Wednesday, November 7, 2018

Celebrating 300 Years

A couple of weeks ago friends and I went on a tour of the Whippany Burying Yard in Whippany, NJ, in celebration of its founding in 1718. It's a small cemetery--a little over 2 acres--containing about 300 markers from the early 18th to the 20th century. 

It is listed on both the State and National Register of Historic Places and is the oldest cemetery in northwest NJ. There are 11 Revolutionary War veterans interred there as well as 9 Civil War veterans.

A laminated map at the entrance indicates where all the graves are located. 


Of special interest is the grave of Abraham Kitchel who d. 1741. He was an early settler of Whippany and one of the 6 original judges of Morris County in 1739. He is also a 9th generation ancestor of Barbara Bush. 

It was schoolmaster John Richards who donated the lands for the burying yard and the first to be buried there in 1718. It is the oldest gravestone in the cemetery and was preserved in a granite monument by his descendants in 1914. 
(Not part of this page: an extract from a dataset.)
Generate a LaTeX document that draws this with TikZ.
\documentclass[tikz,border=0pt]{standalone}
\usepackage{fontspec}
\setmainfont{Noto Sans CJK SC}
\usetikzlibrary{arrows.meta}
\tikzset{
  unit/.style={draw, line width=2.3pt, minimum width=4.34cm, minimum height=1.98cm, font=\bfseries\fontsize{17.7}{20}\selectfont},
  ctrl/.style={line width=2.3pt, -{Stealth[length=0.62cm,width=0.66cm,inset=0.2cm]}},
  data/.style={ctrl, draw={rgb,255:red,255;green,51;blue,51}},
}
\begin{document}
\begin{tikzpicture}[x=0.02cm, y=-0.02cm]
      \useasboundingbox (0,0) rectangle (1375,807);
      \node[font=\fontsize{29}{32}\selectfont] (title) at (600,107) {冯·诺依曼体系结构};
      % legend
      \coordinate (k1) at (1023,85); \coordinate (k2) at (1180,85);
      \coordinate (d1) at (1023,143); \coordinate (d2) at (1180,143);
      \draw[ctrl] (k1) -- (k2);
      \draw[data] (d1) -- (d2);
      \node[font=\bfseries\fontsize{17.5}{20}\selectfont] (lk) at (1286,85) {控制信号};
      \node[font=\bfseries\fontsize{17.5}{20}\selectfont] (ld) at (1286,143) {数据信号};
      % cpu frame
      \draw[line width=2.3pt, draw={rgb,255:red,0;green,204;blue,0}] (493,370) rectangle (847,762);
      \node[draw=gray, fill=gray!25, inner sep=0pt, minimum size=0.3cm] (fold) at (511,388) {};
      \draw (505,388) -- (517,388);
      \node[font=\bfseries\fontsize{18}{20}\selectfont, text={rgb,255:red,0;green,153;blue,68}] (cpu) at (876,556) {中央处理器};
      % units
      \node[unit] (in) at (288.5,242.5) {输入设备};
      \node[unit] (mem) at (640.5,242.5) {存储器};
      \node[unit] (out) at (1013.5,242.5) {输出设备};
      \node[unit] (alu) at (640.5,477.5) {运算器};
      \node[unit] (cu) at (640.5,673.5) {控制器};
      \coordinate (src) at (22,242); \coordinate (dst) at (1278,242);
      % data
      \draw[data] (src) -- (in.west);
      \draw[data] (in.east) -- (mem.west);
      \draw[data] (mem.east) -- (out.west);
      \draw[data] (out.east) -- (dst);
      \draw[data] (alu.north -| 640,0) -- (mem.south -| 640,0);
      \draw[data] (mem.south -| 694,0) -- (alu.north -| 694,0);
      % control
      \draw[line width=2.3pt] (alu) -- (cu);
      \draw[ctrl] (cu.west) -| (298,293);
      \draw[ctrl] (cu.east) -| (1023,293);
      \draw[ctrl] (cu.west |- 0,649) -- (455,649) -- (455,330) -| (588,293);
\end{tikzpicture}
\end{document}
One of my all time favorite gravestones is this one of John Bigelow, a skilled wood worker. The carving of the winged cherub is the most intricate and ornate in the burying yard. The gravestone was refurbished in 2002.

Joseph Tuttle was a blacksmith and a Colonel in the Morris County Militia in the French and Indian War. His grave is in the only horizontal vault above ground.

It was recently restored.

An interesting support frame protects the gravestone of Mary Sheldron who died in 1827 at age 53.


It was the first time I'd ever seen an American Beautyberry bush. Love that magenta!

Happy Quilting!

Copyright 2018, Barbara Schaffer


  1. I absolutely love looking at gravestones. These are beautiful. I found it interesting that it was called a burying ground as opposed to a cemetery so I looked it up and Wikipedia says that cemetery is simply a large burying ground. I have never heard the term burying ground used in Maine so I found this fascinating!

  2. A fascinating visit. I love checking out these small burying grounds. I have family originally from Massachusetts and would love to go back and explore.

  3. That's incredible ! In France, the cemetaries have graves which are dated circa the second part of the 19 th century but not too old...
    What a beautiful tribute to these persons...

  4. Old cemeteries fascinate me. I enjoyed this visit.
    And I just saw that same plant for the first time on my visit to MA last month. Love it!

  5. what a wonderful graveyard tour! We have some very very old graveyards around here, as you can imagine. I'll have to take a stroll through one day.
    I also love the winged angel marker carving!
    love that berry bush. The poke stalk looked pretty this fall too.

  6. Thank you for taking us along on this visit...this graveyard looks so well kept and preserved and I can see why you would want to linger and reflect as you stand by each grave marker...such intricate carvings too. There is an old graveyard near a campground where we stayed in Missouri not far from St. Louis. Most of the grave markers were from the Civil War era but sadly, were not kept up as well as the one in New Jersey.

  7. I love those old headstones. The cherub is so cute!!